Как будто злословие могло остаться в тайне… Однако Шопен и Санд в конце мая 1839 года выехали из Марселя в Ноан, часто останавливаясь по дороге, «ночуя на постоялых дворах, подобно добрым буржуа».
Глава третья
«Мои три ребенка»
Берри. Июнь месяц. Палящее солнце. Какая радость — работать у себя дома и быть полновластной хозяйкой Ноана. В тот день, когда Шопен туда приехал, Жорж написала карандашом на левом оконном переплете в своей спальне дату, которую и сейчас можно там увидеть: 19 июня 1839 года. Для того, чтобы отметить начало новой жизни? Возможно и такое объяснение. Она поняла, что время «кавалькад» прошло. Отныне она чувствовала себя главой семьи, ответственной за троих детей: Шопена, Мориса, Соланж. С похвальным постоянством она теперь пробовала жить только для них и для своего творчества. Все ее истинные друзья надеялись тогда, что она поведет теперь другую жизнь, «полную теплого уюта, почти патриархальную». Без тени иронии или порицания они предоставили Шопену место в семейном кругу. С 1839 года их письма Санд обычно заканчивались так: «Целую Шопена, Мориса, Соланж». Положение облегчалось чрезвычайной тактичностью Шопена, называвшего всегда Санд не иначе, как моя хозяйка или хозяйка дома.

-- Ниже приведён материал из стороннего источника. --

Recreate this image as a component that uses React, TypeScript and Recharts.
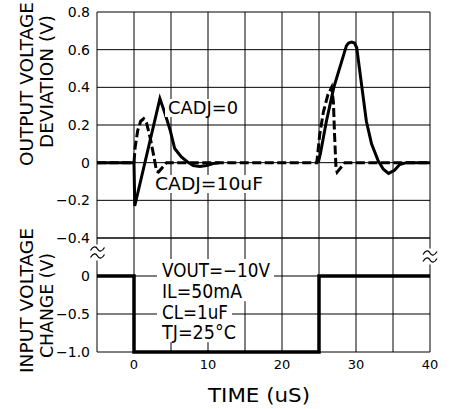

Это первое лето в Ноане было счастливым. Однако Шопен не очень любил деревню. «Он всегда стремился в Ноан и не выносил его никогда… Ему быстро надоедали радости деревенской жизни. Обычно, сделав небольшую прогулку, во время которой он срывал несколько цветков, он усаживался сразу же под деревом. Потом возвращался домой и закрывался в своей комнате…» У него не хватало сил участвовать в жизни на свежем воздухе, которую так любила Жорж и ее дети. Но он чувствовал теперь себя лучше, и его рояль звучал с утра до вечера. «Он сочинил восхитительные вещи с тех пор, как он здесь», — писала Жорж, и действительно, этим летом он сочинил Сонату си-бемоль минор, Второй ноктюрн и три мазурки. Он очень ценил вкус своей подруги. Она была «тонкой слушательницей». По мере того как она его узнавала, она стала понимать его так, как он сам себя понимал, и, слушая его игру, она следила за его внутренней жизнью, жизнью всегда скрытой, тайным и смутным выражением которой являлась его музыка.

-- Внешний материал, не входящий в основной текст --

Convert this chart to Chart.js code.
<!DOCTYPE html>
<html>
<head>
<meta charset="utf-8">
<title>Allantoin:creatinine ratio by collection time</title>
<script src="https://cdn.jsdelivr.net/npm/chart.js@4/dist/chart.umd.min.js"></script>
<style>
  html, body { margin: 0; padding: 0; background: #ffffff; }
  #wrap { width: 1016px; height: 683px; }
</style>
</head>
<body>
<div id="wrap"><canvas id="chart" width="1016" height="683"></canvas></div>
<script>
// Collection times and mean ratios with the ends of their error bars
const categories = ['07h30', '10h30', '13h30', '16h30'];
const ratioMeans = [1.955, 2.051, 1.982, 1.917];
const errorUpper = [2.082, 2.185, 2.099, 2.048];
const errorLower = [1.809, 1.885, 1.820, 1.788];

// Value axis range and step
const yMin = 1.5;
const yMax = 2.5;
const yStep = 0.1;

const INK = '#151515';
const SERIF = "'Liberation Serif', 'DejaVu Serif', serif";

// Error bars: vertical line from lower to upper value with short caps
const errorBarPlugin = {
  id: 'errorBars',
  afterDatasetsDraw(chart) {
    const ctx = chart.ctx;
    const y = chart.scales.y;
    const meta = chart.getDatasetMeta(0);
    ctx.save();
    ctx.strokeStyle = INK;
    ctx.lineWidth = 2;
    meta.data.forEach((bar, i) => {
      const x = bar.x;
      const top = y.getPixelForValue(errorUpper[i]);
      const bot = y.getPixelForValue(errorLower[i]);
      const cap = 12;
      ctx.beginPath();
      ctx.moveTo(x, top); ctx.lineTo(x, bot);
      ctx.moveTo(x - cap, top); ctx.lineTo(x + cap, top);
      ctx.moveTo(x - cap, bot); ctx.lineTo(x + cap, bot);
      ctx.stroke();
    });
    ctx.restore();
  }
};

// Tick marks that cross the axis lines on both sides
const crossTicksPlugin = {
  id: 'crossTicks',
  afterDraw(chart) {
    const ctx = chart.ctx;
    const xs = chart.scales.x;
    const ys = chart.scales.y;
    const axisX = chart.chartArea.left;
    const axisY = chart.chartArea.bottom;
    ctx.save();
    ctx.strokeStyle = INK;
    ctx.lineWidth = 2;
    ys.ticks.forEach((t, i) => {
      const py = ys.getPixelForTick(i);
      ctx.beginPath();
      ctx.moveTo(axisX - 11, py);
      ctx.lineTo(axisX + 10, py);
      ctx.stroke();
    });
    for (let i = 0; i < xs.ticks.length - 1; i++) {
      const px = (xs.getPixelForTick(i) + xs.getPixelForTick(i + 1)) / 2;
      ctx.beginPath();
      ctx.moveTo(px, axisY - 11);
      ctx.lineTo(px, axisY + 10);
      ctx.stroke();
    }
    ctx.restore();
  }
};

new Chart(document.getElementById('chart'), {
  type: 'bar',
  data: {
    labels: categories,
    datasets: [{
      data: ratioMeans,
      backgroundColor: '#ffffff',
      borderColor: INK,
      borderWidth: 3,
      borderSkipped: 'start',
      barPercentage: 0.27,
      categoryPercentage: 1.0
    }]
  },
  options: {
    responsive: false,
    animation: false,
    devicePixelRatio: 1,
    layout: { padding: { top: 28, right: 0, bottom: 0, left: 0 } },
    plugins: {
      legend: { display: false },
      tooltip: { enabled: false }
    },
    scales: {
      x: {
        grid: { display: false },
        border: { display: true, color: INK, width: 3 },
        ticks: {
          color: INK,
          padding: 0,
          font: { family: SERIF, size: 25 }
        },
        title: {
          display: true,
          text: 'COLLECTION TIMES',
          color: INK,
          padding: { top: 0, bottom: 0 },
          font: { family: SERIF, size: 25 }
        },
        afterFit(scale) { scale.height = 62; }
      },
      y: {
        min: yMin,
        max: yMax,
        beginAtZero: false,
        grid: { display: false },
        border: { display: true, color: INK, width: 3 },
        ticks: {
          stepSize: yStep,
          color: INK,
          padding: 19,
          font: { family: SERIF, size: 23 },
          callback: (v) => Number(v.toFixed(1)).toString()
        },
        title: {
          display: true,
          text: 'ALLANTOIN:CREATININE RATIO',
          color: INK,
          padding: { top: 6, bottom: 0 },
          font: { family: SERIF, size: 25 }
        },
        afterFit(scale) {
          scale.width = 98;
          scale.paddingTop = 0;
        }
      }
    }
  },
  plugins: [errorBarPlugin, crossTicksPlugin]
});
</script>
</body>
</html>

Дневник Шопена, 12 октября 1839 года: Они говорят, что мне стало лучше. Кашель и боли прекратились. Но в глубине моего существа я чувствую боль. Глаза Авроры затуманены. Они блестят только тогда, когда я играю; тогда мир светел и прекрасен. Мои пальцы мягко скользят по клавишам, ее перо стремительно летает по бумаге. Она может писать, слушая музыку. Музыка повсюду, рядом, нежная музыка Шопена, ясная, как слова любви. Для тебя, Аврора, я готов стлаться по земле. Ничто для меня не было бы чрезмерным, я тебе отдал бы все! Один твой взгляд, одна твоя ласка, одна улыбка, когда я устаю. Я хочу жить только для тебя; для тебя я хочу играть нежные мелодии. Не будешь ли ты слишком жестокой, моя любимая с опущенным взором?

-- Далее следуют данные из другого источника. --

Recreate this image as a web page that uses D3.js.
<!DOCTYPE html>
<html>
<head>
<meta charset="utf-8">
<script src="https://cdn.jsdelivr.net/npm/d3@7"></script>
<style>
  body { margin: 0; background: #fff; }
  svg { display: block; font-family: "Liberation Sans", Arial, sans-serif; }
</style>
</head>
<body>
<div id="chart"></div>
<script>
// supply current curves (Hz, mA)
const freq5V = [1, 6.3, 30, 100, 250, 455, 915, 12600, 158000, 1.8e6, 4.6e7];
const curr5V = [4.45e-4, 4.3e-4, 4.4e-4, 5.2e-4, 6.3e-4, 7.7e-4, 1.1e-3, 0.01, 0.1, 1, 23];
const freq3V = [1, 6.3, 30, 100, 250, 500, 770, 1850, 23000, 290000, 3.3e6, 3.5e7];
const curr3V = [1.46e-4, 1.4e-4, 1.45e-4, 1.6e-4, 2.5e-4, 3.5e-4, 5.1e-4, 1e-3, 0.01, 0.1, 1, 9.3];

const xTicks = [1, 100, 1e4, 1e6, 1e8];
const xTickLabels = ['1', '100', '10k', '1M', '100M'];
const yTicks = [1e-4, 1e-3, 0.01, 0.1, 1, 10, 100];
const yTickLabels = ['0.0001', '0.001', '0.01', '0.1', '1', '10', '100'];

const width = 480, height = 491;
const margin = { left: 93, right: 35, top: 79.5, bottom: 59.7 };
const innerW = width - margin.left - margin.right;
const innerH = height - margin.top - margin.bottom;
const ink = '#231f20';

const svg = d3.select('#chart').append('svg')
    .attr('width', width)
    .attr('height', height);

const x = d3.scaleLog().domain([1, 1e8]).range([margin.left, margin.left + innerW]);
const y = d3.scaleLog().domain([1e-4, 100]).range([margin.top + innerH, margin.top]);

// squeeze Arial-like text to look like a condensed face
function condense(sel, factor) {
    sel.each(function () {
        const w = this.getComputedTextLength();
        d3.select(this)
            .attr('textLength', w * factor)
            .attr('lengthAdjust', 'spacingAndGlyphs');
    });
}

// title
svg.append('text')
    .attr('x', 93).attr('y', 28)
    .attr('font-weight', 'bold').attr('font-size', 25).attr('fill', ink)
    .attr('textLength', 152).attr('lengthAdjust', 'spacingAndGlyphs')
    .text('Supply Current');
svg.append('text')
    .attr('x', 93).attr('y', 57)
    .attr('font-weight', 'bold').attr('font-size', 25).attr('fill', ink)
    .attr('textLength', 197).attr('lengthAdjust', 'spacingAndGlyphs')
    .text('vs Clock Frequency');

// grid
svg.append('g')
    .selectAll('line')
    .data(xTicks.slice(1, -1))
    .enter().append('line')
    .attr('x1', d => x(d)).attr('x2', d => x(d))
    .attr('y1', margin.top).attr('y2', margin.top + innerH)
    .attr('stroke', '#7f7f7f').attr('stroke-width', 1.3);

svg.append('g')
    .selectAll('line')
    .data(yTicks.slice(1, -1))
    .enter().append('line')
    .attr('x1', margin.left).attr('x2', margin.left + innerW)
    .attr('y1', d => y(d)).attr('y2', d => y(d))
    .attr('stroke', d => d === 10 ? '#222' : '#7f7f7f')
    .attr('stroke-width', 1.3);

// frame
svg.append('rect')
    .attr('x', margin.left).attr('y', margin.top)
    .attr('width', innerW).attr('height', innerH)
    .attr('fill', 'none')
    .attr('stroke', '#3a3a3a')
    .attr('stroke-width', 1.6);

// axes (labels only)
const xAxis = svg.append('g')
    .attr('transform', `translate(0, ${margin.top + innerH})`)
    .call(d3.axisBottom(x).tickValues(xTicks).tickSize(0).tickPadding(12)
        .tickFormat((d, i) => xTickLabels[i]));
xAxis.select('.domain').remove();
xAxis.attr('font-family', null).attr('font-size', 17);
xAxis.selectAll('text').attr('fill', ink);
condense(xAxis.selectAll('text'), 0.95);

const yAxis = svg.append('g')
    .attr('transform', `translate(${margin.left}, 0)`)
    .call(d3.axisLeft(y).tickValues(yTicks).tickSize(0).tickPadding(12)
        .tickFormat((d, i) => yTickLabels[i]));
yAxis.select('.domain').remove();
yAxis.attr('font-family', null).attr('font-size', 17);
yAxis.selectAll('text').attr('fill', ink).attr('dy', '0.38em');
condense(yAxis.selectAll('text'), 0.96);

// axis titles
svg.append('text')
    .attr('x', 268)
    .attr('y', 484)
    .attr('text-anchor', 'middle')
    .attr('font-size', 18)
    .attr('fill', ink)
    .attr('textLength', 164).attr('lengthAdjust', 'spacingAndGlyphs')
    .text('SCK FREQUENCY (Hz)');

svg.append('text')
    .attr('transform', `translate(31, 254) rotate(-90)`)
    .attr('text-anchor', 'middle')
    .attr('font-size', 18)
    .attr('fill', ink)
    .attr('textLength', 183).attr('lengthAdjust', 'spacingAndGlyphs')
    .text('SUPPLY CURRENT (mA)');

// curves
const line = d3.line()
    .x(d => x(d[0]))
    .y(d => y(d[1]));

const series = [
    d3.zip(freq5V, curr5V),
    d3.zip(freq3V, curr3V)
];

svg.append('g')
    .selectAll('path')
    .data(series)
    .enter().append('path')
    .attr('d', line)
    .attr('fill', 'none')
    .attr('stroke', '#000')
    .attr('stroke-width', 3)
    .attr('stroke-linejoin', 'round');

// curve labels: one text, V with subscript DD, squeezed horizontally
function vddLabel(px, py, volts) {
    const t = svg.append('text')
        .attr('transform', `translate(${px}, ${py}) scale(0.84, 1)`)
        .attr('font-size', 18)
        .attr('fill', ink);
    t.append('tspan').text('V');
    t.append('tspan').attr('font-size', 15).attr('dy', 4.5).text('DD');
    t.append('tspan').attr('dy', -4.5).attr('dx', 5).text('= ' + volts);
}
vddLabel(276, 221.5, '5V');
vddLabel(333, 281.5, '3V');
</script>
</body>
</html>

Не будешь ли ты слишком жестокой? Неужели она была с ним жестока? Конечно, нет. Но было что-то снисходительное в ее любви. Нельзя сказать, что она стала меньше восхищаться музыкантом и поэтом. Но жизнь в Майорке и очень серьезная вспышка болезни, последовавшая за этим в Барселоне, доказали Жорж, что Шопен не создан для любовных утех. Они сильно отражались на его здоровье, и, несмотря на мольбы Шопена, Аврора очень скоро принудила его к умеренности, а затем и к полному воздержанию. Много позже (12 мая 1847 года) Санд писала наперснику этой четы, Альберу Гржимале:
Семь лет я живу, как девственница, с ним и с другими. Я состарилась раньше времени, и даже без всяких усилий или жертв, настолько я устала от страстей, от разочарований, и неизлечимо. Если какая-то женщина и могла внушить ему полное доверие, то это была я, а он этого никогда не понимал… Я знаю, что многие люди меня обвиняют, — одни за то, что я его измотала необузданностью своих чувств, другие за то, что я привожу его в отчаяние своими дурачествами. Мне кажется, что ты-то знаешь, в чем дело. А он, он жалуется мне, что я его убиваю отказами, тогда как я уверена, что я его убила бы, поступая иначе…
Шопен не был бы человеком, если бы не страдал от такого отношения и не приписывал бы его другим увлечениям: но только гораздо позже его ревность, несправедливая по-видимому, стала невыносимой.